Cache management reduces repeated transfers. Maintain tiered caches for model weights and hot feature data. Evict based on access patterns and predicted reuse. Where privacy permits, store derived features at the edge to avoid re-sending raw sensor data, and synchronize with central stores using bandwidth-aware replication.

Security and Compliance in Distributed AI

Security spans data at rest, data in motion, compute integrity, and model confidentiality. Use strong encryption for transit and storage, and enforce mutual authentication between edge nodes and central services.
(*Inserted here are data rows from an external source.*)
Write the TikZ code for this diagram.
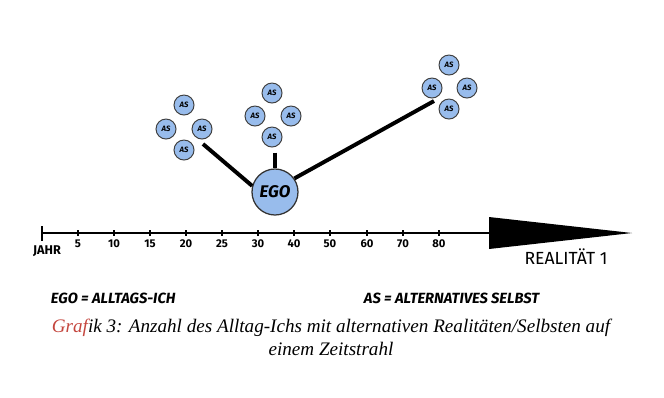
\documentclass[tikz,border=0pt]{standalone}
\usepackage{fontspec}
\setmainfont{Liberation Serif}
\newfontfamily\handfont{Fira Sans}
\usepackage{xcolor}
\definecolor{asblue}{RGB}{152,188,236}
\definecolor{grafred}{RGB}{196,70,62}
\usetikzlibrary{positioning}

\begin{document}
\begin{tikzpicture}[x=0.025cm, y=-0.025cm,
    asnode/.style={circle, draw=black!75, line width=0.7pt, fill=asblue, minimum size=0.5cm, inner sep=0pt, font=\handfont\bfseries\itshape\fontsize{5.5}{6}\selectfont},
    egonode/.style={circle, draw=black!80, line width=0.9pt, fill=asblue, minimum size=1.15cm, inner sep=0pt, font=\handfont\bfseries\itshape\fontsize{12}{14}\selectfont},
    link/.style={line width=2.8pt},
    yearlabel/.style={font=\handfont\bfseries\fontsize{8}{9}\selectfont},
    legend/.style={font=\handfont\bfseries\itshape\fontsize{10.5}{12}\selectfont, anchor=west}]
    \useasboundingbox (0,0) rectangle (664,397);

    % Zeitstrahl
    \coordinate (start) at (42,233);
    \coordinate (arrowbase) at (489,233);
    \draw[line width=1.5pt] (start) -- (arrowbase);
    \draw[line width=1.5pt] (42,226) -- (42,241);
    \fill (489,217) -- (632,233) -- (489,249) -- cycle;
    \foreach \x/\yr in {78/5, 114/10, 150/15, 186/20, 222/25, 258/30, 294/40, 330/50, 367/60, 403/70, 439/80} {
        \draw[line width=1pt] (\x,230) -- (\x,236);
        \node[yearlabel] (yr\yr) at (\x,244) {\yr};
    }
    \node[yearlabel, font=\handfont\bfseries\fontsize{9}{10}\selectfont] (jahr) at (47,251) {JAHR};
    \node[font=\handfont\fontsize{12.5}{14}\selectfont] (realitaet) at (566,257) {REALITÄT 1};

    % EGO
    \node[egonode] (ego) at (275,192) {EGO};

    % AS Gruppe 1
    \node[asnode] (as11) at (184,105) {AS};
    \node[asnode] (as12) at (166,129) {AS};
    \node[asnode] (as13) at (202,129) {AS};
    \node[asnode] (as14) at (184,150) {AS};
    % AS Gruppe 2
    \node[asnode] (as21) at (272,93) {AS};
    \node[asnode] (as22) at (255,116) {AS};
    \node[asnode] (as23) at (291,116) {AS};
    \node[asnode] (as24) at (272,137) {AS};
    % AS Gruppe 3
    \node[asnode] (as31) at (449,65) {AS};
    \node[asnode] (as32) at (432,88) {AS};
    \node[asnode] (as33) at (467,88) {AS};
    \node[asnode] (as34) at (449,109) {AS};

    % Verbindungen
    \coordinate (c1) at (203,144);
    \coordinate (c3) at (434,101);
    \draw[link] (c1) -- (ego.165);
    \draw[link] (as24.south -| ego.north) ++(0,5) coordinate (c2) -- (ego.north);
    \draw[link] (ego.35) -- (c3);

    % Legende
    \node[legend] (legego) at (46,298) {EGO = ALLTAGS-ICH};
    \node[legend] (legas) at (359,298) {AS = ALTERNATIVES SELBST};

    % Bildunterschrift
    \node[font=\itshape\fontsize{13.6}{16.5}\selectfont, align=center] (caption) at (331,337)
        {\textcolor{grafred}{Graf}ik 3: Anzahl des Alltag-Ichs mit alternativen Realitäten/Selbsten auf\\einem Zeitstrahl};
\end{tikzpicture}
\end{document}
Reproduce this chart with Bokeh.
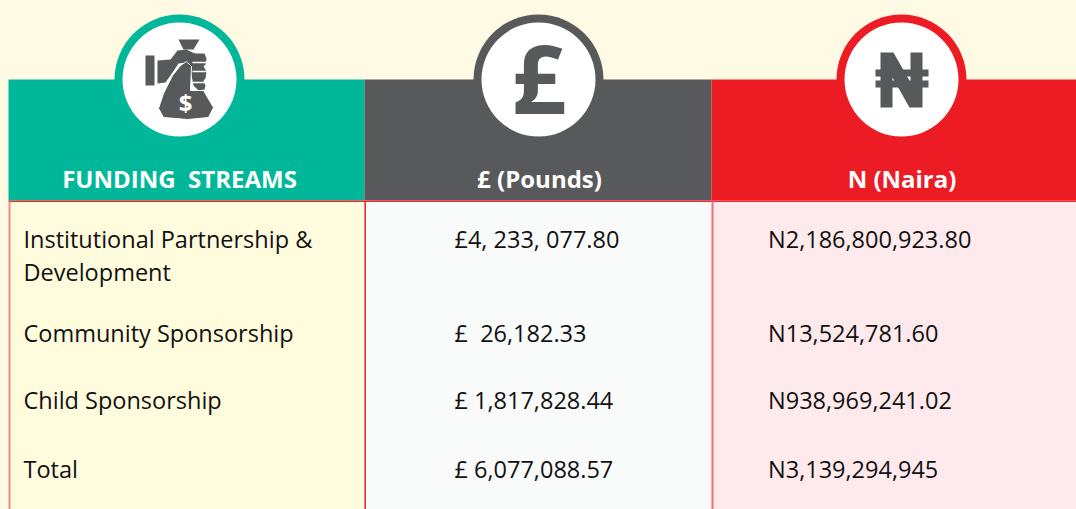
from bokeh.plotting import figure
from bokeh.embed import file_html
from bokeh.resources import INLINE
from bokeh.core.properties import value

W, H = 1076, 509

# ---- table content -------------------------------------------------------
headers = ["FUNDING\u00a0\u00a0STREAMS", "£ (Pounds)", "N (Naira)"]
streams = [["Institutional Partnership &", "Development"], ["Community Sponsorship"], ["Child Sponsorship"], ["Total"]]
pounds = ["£4, 233, 077.80", "£\u00a0\u00a026,182.33", "£ 1,817,828.44", "£ 6,077,088.57"]
naira = ["N2,186,800,923.80", "N13,524,781.60", "N938,969,241.02", "N3,139,294,945"]

# ---- layout --------------------------------------------------------------
col_edges = [8, 364, 711, 1076]
head_top, head_bottom = 79, 200
row_y = [238, 332, 399, 468]
second_line_dy = 33
colours = ["#00b899", "#58595b", "#ed1c24"]
panels = ["#fffcde", "#f9fbfa", "#feeaec"]
header_cx = [179, 539, 901.5]
circle_cx = [179, 538, 901]
circle_cy = 79
icon_grey = "#58595b"
font = value("Open Sans")

p = figure(width=W, height=H, x_range=(0, W), y_range=(H, 0), toolbar_location=None,
           output_backend="svg", min_border=0, outline_line_color=None,
           background_fill_color="#fffae4", border_fill_color="#fffae4")
p.axis.visible = False
p.grid.visible = False

for i in range(3):
    l, r = col_edges[i], col_edges[i + 1]
    p.quad(left=[l], right=[r], top=[head_bottom], bottom=[H], fill_color=panels[i], line_color=None)
    p.quad(left=[l], right=[r], top=[head_top], bottom=[head_bottom], fill_color=colours[i], line_color=None)
    p.ellipse(x=[circle_cx[i]], y=[circle_cy], width=130, height=130, fill_color=colours[i], line_color=None)
    p.ellipse(x=[circle_cx[i]], y=[circle_cy], width=114, height=114, fill_color="#ffffff", line_color=None)
    p.text(x=[header_cx[i]], y=[178], text=[headers[i]], text_font=font, text_font_style="bold",
           text_font_size="24px", text_color="#ffffff", text_align="center", text_baseline="middle")

# cell rules
p.segment(x0=[8], y0=[200.7], x1=[1076], y1=[200.7], line_color="#ed2630", line_width=1.5)
p.segment(x0=[9], y0=[201], x1=[9], y1=[H], line_color="#f48a8a", line_width=2)
p.segment(x0=[364.7], y0=[201], x1=[364.7], y1=[H], line_color="#ed1c24", line_width=1.5)
p.segment(x0=[712], y0=[201], x1=[712], y1=[H], line_color="#ee7078", line_width=2)

# body text
body_size = "23.5px"
for i, lines in enumerate(streams):
    for j, line in enumerate(lines):
        p.text(x=[23], y=[row_y[i] + j * second_line_dy], text=[line], text_font=font, text_font_size=body_size,
               text_color="#111111", text_baseline="middle")
    p.text(x=[454], y=[row_y[i]], text=[pounds[i]], text_font=font, text_font_size=body_size,
           text_color="#111111", text_baseline="middle")
    p.text(x=[767.5], y=[row_y[i]], text=[naira[i]], text_font=font, text_font_size=body_size,
           text_color="#111111", text_baseline="middle")

# naira icon: N and two bars
naira_x = [880, 893, 910, 910, 922, 922, 909, 892, 892, 880]
naira_y = [52, 52, 82, 52, 52, 107, 107, 77, 107, 107]
p.patch(naira_x, naira_y, fill_color=icon_grey, line_color=None)
p.quad(left=[875, 875], right=[928, 928], top=[69, 80], bottom=[76, 87], fill_color=icon_grey, line_color=None)

# money bag icon: outline points
cuff_x = [145, 154, 154, 145]
cuff_y = [55, 55, 85, 85]
hand_x = [157, 170, 177, 186, 192, 195, 204, 206, 205, 203, 206, 205, 203, 205, 204, 198, 193, 190, 186, 178, 172, 165, 157]
hand_y = [60, 59, 50, 49, 52, 53, 53, 58, 64, 66, 71, 78, 80, 85, 89, 90, 85, 70, 62, 63, 72, 82, 83]
bag_x = [191, 190, 203, 213, 208, 187, 163, 158, 163, 172, 180, 186]
bag_y = [66, 90, 90, 107, 117, 119, 117, 108, 93, 75, 65, 61]
knot_x = [178, 199, 193, 183]
knot_y = [39, 39, 49, 49]
finger_gap_y = [62, 71, 82]
p.patch(cuff_x, cuff_y, fill_color=icon_grey, line_color=None)
p.patch(hand_x, hand_y, fill_color=icon_grey, line_color=None)
p.patch(bag_x, bag_y, fill_color=icon_grey, line_color="#ffffff", line_width=1)
p.patch(knot_x, knot_y, fill_color=icon_grey, line_color=None)
p.segment(x0=[192] * 3, y0=finger_gap_y, x1=[206] * 3, y1=finger_gap_y, line_color="#ffffff", line_width=1.5)
p.text(x=[185], y=[102], text=["$"], text_font=font, text_font_style="bold", text_font_size="24px",
       text_color="#ffffff", text_align="center", text_baseline="middle")

# pound icon
p.text(x=[538.5], y=[76], text=["£"], text_font=font, text_font_style="bold", text_font_size="95px",
       text_color=icon_grey, text_align="center", text_baseline="middle")

STYLE = "<style>html,body{margin:0 !important;padding:0;background:#fffae4;overflow:hidden}</style>"
open("out.html", "w").write(file_html(p, INLINE).replace("<head>", "<head>" + STYLE, 1))
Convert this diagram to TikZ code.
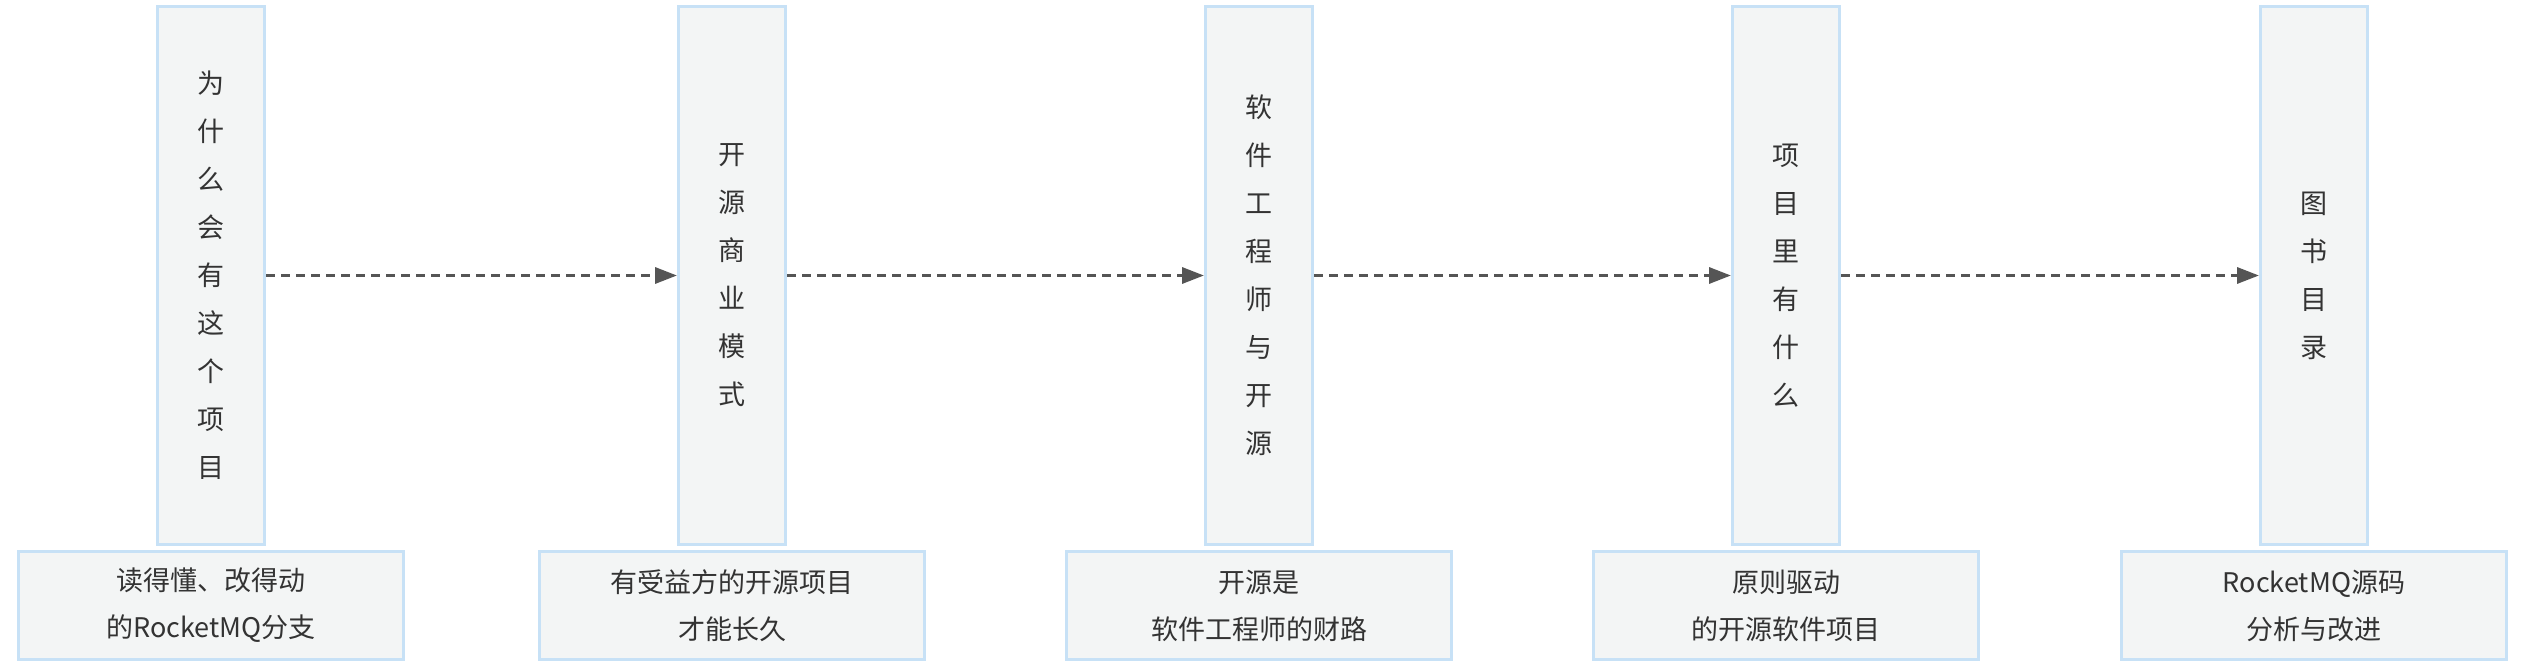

Hardware-backed attestation increases trust for edge devices that participate in model inference pipelines.

Protect model intellectual property by splitting sensitive components between trusted enclaves and less trusted nodes, or by employing split execution so that critical layers execute only in secure locations. Control access with role-based policies and audit every model invocation when regulation requires traceability. Maintain provenance records for datasets and model versions to support compliance.

Operationalize certificate rotation, key management, and secure rollout processes. Make security a first class constraint in scheduling; do not place workloads requiring certain certifications on noncompliant hardware. Regularly test attack surfaces for evasion or data leakage, especially when models accept external inputs or when federated learning techniques are in use.

Infrastructure Roadmap and FAQs

Start with a concise infrastructure roadmap that moves from assessment to resilient hybrid operations. This ordered plan helps teams transition from batch-focused grid systems to low-latency distributed AI.

  1. Inventory compute, network, and storage capabilities across cloud and edge locations.
  2. Define latency, throughput, and cost SLOs for representative workloads.
  3. Prototype model partitioning and measure per-stage latency and bandwidth.
  4. Deploy a hybrid scheduler that supports placement constraints and QoS.
  5. Implement secure communication and device attestation for edge nodes.
  6. Build observability: traces, latency percentiles, resource metrics, and cost tracking.
  7. Automate model CI/CD with canary rollouts and rollback controls.
  8. Iterate based on SLO violations and capacity growth projections.

FAQ
Q: How do I choose between pushing a model to the edge or serving centrally?
A: Quantify end-to-end latency, privacy constraints, and network variability. If raw data volume or tail latency dominates cost, push a small prefilter or first layers to the edge. Otherwise use centralized serving for models that require large memory or frequent updates.

Q: What scheduling algorithms work for pipeline-parallel inference?
A: Use coordinated allocation such as gang scheduling combined with backpressure-aware queues. Implement a controller that reserves slots across stages and negotiates placement based on network cost models and node utilization.

Q: How do I maintain consistent model versions across distributed nodes?
A: Use a single source of truth for model artifacts, versioned artifacts with cryptographic checksums, and staged rollout with feature flags. Pair rollout with traffic shadowing to detect performance regressions before full promotion.

Q: How do I control costs while keeping latency tight?
A: Use spot or preemptible capacity for noncritical tasks, right-size edge hardware for typical loads, and employ adaptive batching to improve accelerator utilization. Continuously measure cost per inference and include it in placement decisions.

Real-time neural processing inherits core principles from grid computing while demanding tighter control over latency, locality, and lifecycle operations. Architects must extend schedulers, enforce data locality, and secure distributed execution to meet stringent SLOs. The practical roadmap outlined here helps transition teams to hybrid deployments that balance cost, performance, and compliance.